### Required task:
Copy all the material that follows, keeping every character the same.

------------------------------------------------------------------------

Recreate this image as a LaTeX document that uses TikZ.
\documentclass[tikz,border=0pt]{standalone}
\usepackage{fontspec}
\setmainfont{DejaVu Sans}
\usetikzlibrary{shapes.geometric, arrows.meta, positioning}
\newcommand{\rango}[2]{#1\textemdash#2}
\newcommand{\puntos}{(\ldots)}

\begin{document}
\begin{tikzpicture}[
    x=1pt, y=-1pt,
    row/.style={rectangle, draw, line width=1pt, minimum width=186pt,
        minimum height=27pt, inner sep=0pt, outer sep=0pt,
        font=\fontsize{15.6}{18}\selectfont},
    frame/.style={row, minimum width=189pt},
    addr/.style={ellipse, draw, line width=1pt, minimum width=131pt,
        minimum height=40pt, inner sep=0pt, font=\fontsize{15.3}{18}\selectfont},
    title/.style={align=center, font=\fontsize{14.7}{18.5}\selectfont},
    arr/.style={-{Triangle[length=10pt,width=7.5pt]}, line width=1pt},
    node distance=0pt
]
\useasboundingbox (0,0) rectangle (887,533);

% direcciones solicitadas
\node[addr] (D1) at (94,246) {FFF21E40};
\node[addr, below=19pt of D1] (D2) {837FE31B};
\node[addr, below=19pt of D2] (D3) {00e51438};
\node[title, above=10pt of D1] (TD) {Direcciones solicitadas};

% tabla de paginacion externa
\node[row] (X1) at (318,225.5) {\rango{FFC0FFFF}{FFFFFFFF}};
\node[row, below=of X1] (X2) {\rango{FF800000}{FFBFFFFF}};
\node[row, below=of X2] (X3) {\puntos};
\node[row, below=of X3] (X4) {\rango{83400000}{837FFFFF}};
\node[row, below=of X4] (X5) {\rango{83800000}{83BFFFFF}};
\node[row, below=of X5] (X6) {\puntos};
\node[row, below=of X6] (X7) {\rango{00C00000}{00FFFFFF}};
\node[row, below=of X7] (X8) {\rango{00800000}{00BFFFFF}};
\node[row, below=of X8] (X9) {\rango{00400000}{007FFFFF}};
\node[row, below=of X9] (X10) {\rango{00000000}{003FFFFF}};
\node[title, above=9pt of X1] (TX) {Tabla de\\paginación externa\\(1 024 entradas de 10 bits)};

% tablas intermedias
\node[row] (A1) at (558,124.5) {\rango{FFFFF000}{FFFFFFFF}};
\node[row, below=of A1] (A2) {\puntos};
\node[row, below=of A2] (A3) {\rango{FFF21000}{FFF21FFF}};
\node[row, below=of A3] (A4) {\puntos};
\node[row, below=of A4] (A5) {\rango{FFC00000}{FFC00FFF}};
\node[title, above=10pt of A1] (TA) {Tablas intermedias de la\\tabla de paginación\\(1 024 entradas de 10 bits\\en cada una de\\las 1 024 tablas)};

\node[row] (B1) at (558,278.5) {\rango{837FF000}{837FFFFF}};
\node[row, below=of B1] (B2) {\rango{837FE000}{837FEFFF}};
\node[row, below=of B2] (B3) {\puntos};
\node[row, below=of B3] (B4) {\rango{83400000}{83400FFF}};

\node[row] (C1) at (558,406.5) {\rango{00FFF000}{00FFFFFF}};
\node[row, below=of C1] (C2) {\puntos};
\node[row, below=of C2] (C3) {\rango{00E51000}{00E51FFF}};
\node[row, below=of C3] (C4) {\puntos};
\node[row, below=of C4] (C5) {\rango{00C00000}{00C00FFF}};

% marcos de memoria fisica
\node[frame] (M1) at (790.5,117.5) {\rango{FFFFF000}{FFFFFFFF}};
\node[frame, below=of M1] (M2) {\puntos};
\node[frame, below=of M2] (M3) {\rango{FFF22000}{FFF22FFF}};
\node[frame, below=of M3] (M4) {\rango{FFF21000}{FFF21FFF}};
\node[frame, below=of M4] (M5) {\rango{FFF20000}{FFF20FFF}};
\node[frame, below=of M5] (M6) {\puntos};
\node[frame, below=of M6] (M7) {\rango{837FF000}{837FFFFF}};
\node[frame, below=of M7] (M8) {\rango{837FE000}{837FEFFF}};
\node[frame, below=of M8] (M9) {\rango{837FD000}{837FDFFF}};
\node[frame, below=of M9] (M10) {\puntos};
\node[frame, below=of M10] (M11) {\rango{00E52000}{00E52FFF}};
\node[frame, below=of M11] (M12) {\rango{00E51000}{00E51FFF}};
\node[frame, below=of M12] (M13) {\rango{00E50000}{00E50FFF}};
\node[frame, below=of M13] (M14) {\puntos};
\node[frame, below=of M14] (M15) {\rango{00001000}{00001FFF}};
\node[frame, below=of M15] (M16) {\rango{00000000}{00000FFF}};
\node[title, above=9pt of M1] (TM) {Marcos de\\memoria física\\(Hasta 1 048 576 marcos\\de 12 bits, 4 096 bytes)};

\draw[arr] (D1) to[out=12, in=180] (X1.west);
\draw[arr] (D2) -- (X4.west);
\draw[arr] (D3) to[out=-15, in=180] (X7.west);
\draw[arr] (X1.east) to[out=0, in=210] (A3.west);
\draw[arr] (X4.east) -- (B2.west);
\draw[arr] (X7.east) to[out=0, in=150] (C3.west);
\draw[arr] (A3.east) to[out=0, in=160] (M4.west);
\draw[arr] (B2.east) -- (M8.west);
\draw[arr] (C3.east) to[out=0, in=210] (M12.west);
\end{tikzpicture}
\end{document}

------------------------------------------------------------------------

### Completed exercise:
Recreate this image as a LaTeX document that uses TikZ.
\documentclass[tikz,border=0pt]{standalone}
\usepackage{fontspec}
\setmainfont{DejaVu Sans}
\usetikzlibrary{shapes.geometric, arrows.meta, positioning}
\newcommand{\rango}[2]{#1\textemdash#2}
\newcommand{\puntos}{(\ldots)}

\begin{document}
\begin{tikzpicture}[
    x=1pt, y=-1pt,
    row/.style={rectangle, draw, line width=1pt, minimum width=186pt,
        minimum height=27pt, inner sep=0pt, outer sep=0pt,
        font=\fontsize{15.6}{18}\selectfont},
    frame/.style={row, minimum width=189pt},
    addr/.style={ellipse, draw, line width=1pt, minimum width=131pt,
        minimum height=40pt, inner sep=0pt, font=\fontsize{15.3}{18}\selectfont},
    title/.style={align=center, font=\fontsize{14.7}{18.5}\selectfont},
    arr/.style={-{Triangle[length=10pt,width=7.5pt]}, line width=1pt},
    node distance=0pt
]
\useasboundingbox (0,0) rectangle (887,533);

% direcciones solicitadas
\node[addr] (D1) at (94,246) {FFF21E40};
\node[addr, below=19pt of D1] (D2) {837FE31B};
\node[addr, below=19pt of D2] (D3) {00e51438};
\node[title, above=10pt of D1] (TD) {Direcciones solicitadas};

% tabla de paginacion externa
\node[row] (X1) at (318,225.5) {\rango{FFC0FFFF}{FFFFFFFF}};
\node[row, below=of X1] (X2) {\rango{FF800000}{FFBFFFFF}};
\node[row, below=of X2] (X3) {\puntos};
\node[row, below=of X3] (X4) {\rango{83400000}{837FFFFF}};
\node[row, below=of X4] (X5) {\rango{83800000}{83BFFFFF}};
\node[row, below=of X5] (X6) {\puntos};
\node[row, below=of X6] (X7) {\rango{00C00000}{00FFFFFF}};
\node[row, below=of X7] (X8) {\rango{00800000}{00BFFFFF}};
\node[row, below=of X8] (X9) {\rango{00400000}{007FFFFF}};
\node[row, below=of X9] (X10) {\rango{00000000}{003FFFFF}};
\node[title, above=9pt of X1] (TX) {Tabla de\\paginación externa\\(1 024 entradas de 10 bits)};

% tablas intermedias
\node[row] (A1) at (558,124.5) {\rango{FFFFF000}{FFFFFFFF}};
\node[row, below=of A1] (A2) {\puntos};
\node[row, below=of A2] (A3) {\rango{FFF21000}{FFF21FFF}};
\node[row, below=of A3] (A4) {\puntos};
\node[row, below=of A4] (A5) {\rango{FFC00000}{FFC00FFF}};
\node[title, above=10pt of A1] (TA) {Tablas intermedias de la\\tabla de paginación\\(1 024 entradas de 10 bits\\en cada una de\\las 1 024 tablas)};

\node[row] (B1) at (558,278.5) {\rango{837FF000}{837FFFFF}};
\node[row, below=of B1] (B2) {\rango{837FE000}{837FEFFF}};
\node[row, below=of B2] (B3) {\puntos};
\node[row, below=of B3] (B4) {\rango{83400000}{83400FFF}};

\node[row] (C1) at (558,406.5) {\rango{00FFF000}{00FFFFFF}};
\node[row, below=of C1] (C2) {\puntos};
\node[row, below=of C2] (C3) {\rango{00E51000}{00E51FFF}};
\node[row, below=of C3] (C4) {\puntos};
\node[row, below=of C4] (C5) {\rango{00C00000}{00C00FFF}};

% marcos de memoria fisica
\node[frame] (M1) at (790.5,117.5) {\rango{FFFFF000}{FFFFFFFF}};
\node[frame, below=of M1] (M2) {\puntos};
\node[frame, below=of M2] (M3) {\rango{FFF22000}{FFF22FFF}};
\node[frame, below=of M3] (M4) {\rango{FFF21000}{FFF21FFF}};
\node[frame, below=of M4] (M5) {\rango{FFF20000}{FFF20FFF}};
\node[frame, below=of M5] (M6) {\puntos};
\node[frame, below=of M6] (M7) {\rango{837FF000}{837FFFFF}};
\node[frame, below=of M7] (M8) {\rango{837FE000}{837FEFFF}};
\node[frame, below=of M8] (M9) {\rango{837FD000}{837FDFFF}};
\node[frame, below=of M9] (M10) {\puntos};
\node[frame, below=of M10] (M11) {\rango{00E52000}{00E52FFF}};
\node[frame, below=of M11] (M12) {\rango{00E51000}{00E51FFF}};
\node[frame, below=of M12] (M13) {\rango{00E50000}{00E50FFF}};
\node[frame, below=of M13] (M14) {\puntos};
\node[frame, below=of M14] (M15) {\rango{00001000}{00001FFF}};
\node[frame, below=of M15] (M16) {\rango{00000000}{00000FFF}};
\node[title, above=9pt of M1] (TM) {Marcos de\\memoria física\\(Hasta 1 048 576 marcos\\de 12 bits, 4 096 bytes)};

\draw[arr] (D1) to[out=12, in=180] (X1.west);
\draw[arr] (D2) -- (X4.west);
\draw[arr] (D3) to[out=-15, in=180] (X7.west);
\draw[arr] (X1.east) to[out=0, in=210] (A3.west);
\draw[arr] (X4.east) -- (B2.west);
\draw[arr] (X7.east) to[out=0, in=150] (C3.west);
\draw[arr] (A3.east) to[out=0, in=160] (M4.west);
\draw[arr] (B2.east) -- (M8.west);
\draw[arr] (C3.east) to[out=0, in=210] (M12.west);
\end{tikzpicture}
\end{document}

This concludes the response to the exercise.